## START Dataset section
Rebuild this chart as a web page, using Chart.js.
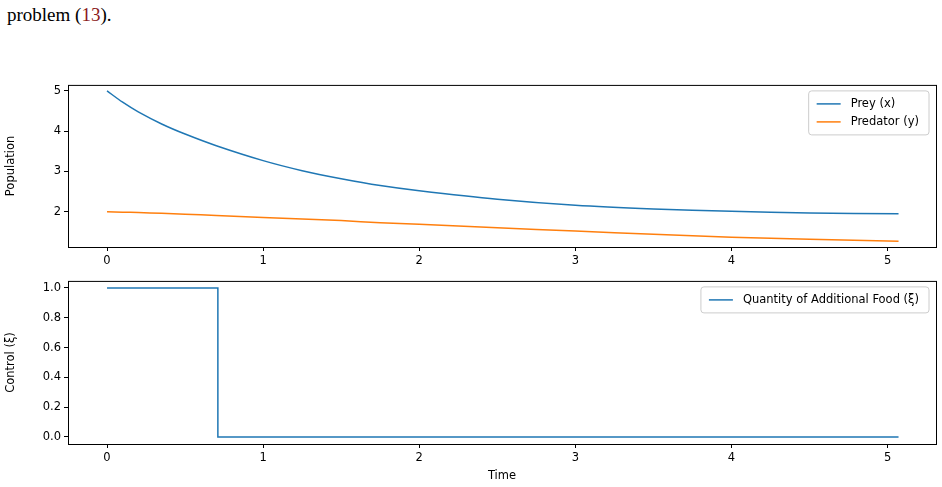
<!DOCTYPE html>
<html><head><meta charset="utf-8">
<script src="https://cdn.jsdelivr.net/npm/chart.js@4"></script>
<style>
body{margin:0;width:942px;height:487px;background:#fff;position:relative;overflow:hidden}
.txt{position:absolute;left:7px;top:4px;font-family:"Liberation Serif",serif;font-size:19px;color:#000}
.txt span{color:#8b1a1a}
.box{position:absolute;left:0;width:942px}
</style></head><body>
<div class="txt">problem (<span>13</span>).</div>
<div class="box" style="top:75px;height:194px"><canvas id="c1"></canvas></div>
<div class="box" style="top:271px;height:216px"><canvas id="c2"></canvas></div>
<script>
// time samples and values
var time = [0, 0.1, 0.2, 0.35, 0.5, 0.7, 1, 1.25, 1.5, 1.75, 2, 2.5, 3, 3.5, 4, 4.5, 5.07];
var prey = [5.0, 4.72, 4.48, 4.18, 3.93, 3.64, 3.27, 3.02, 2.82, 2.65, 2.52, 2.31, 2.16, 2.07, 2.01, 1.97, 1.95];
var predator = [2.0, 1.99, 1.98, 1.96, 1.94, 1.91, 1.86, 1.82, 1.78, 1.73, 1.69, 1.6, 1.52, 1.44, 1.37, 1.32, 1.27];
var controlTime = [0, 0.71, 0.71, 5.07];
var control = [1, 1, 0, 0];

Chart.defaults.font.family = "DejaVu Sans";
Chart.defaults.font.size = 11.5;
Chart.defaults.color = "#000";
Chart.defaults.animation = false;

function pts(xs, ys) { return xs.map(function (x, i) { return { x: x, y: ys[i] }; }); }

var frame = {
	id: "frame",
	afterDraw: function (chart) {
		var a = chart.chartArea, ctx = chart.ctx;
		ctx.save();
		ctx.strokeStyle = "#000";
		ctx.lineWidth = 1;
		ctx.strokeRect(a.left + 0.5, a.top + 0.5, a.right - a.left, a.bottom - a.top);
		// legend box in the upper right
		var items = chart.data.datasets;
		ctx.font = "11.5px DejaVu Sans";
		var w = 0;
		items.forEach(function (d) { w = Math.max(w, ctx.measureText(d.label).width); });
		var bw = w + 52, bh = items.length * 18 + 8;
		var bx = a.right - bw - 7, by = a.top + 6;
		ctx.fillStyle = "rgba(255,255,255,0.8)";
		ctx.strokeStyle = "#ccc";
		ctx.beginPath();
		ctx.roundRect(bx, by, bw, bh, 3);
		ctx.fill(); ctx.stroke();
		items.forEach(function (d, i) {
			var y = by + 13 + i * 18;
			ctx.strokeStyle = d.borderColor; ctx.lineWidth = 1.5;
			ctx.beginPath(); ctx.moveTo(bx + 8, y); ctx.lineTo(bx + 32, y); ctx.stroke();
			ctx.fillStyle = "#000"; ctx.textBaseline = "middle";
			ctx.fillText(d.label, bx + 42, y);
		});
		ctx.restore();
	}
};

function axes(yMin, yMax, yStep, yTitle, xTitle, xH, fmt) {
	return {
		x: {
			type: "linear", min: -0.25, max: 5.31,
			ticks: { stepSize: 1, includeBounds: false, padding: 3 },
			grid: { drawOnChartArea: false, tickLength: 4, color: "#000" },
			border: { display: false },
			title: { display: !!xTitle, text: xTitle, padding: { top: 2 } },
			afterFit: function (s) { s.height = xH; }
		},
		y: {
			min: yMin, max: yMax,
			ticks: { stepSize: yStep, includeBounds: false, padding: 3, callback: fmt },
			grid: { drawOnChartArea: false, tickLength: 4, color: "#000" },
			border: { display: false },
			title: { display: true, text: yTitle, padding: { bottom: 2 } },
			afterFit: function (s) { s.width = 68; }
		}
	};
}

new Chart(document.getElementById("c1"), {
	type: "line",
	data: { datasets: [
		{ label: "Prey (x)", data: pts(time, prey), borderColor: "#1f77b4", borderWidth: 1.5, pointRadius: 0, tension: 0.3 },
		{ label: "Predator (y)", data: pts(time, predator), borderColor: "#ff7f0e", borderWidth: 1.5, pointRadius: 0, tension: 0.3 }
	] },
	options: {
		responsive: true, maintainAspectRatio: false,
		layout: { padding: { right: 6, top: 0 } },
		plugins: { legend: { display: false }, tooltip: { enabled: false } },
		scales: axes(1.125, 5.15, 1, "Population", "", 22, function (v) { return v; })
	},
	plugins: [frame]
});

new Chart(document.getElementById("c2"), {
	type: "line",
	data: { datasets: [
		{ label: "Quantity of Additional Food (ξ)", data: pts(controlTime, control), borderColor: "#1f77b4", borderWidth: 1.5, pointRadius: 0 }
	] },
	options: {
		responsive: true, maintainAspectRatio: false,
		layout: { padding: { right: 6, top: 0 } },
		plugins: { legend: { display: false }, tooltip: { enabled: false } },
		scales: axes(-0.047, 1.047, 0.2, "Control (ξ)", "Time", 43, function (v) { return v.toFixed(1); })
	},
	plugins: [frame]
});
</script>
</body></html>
## END Dataset section
Work instructions = Quote, exactly and only, the lines from the first line of the data above through the line containing "function pts(xs, ys)". The pictures do not belong in it.

Response to this exercise =
Rebuild this chart as a web page, using Chart.js.
<!DOCTYPE html>
<html><head><meta charset="utf-8">
<script src="https://cdn.jsdelivr.net/npm/chart.js@4"></script>
<style>
body{margin:0;width:942px;height:487px;background:#fff;position:relative;overflow:hidden}
.txt{position:absolute;left:7px;top:4px;font-family:"Liberation Serif",serif;font-size:19px;color:#000}
.txt span{color:#8b1a1a}
.box{position:absolute;left:0;width:942px}
</style></head><body>
<div class="txt">problem (<span>13</span>).</div>
<div class="box" style="top:75px;height:194px"><canvas id="c1"></canvas></div>
<div class="box" style="top:271px;height:216px"><canvas id="c2"></canvas></div>
<script>
// time samples and values
var time = [0, 0.1, 0.2, 0.35, 0.5, 0.7, 1, 1.25, 1.5, 1.75, 2, 2.5, 3, 3.5, 4, 4.5, 5.07];
var prey = [5.0, 4.72, 4.48, 4.18, 3.93, 3.64, 3.27, 3.02, 2.82, 2.65, 2.52, 2.31, 2.16, 2.07, 2.01, 1.97, 1.95];
var predator = [2.0, 1.99, 1.98, 1.96, 1.94, 1.91, 1.86, 1.82, 1.78, 1.73, 1.69, 1.6, 1.52, 1.44, 1.37, 1.32, 1.27];
var controlTime = [0, 0.71, 0.71, 5.07];
var control = [1, 1, 0, 0];

Chart.defaults.font.family = "DejaVu Sans";
Chart.defaults.font.size = 11.5;
Chart.defaults.color = "#000";
Chart.defaults.animation = false;

function pts(xs, ys) { return xs.map(function (x, i) { return { x: x, y: ys[i] }; }); }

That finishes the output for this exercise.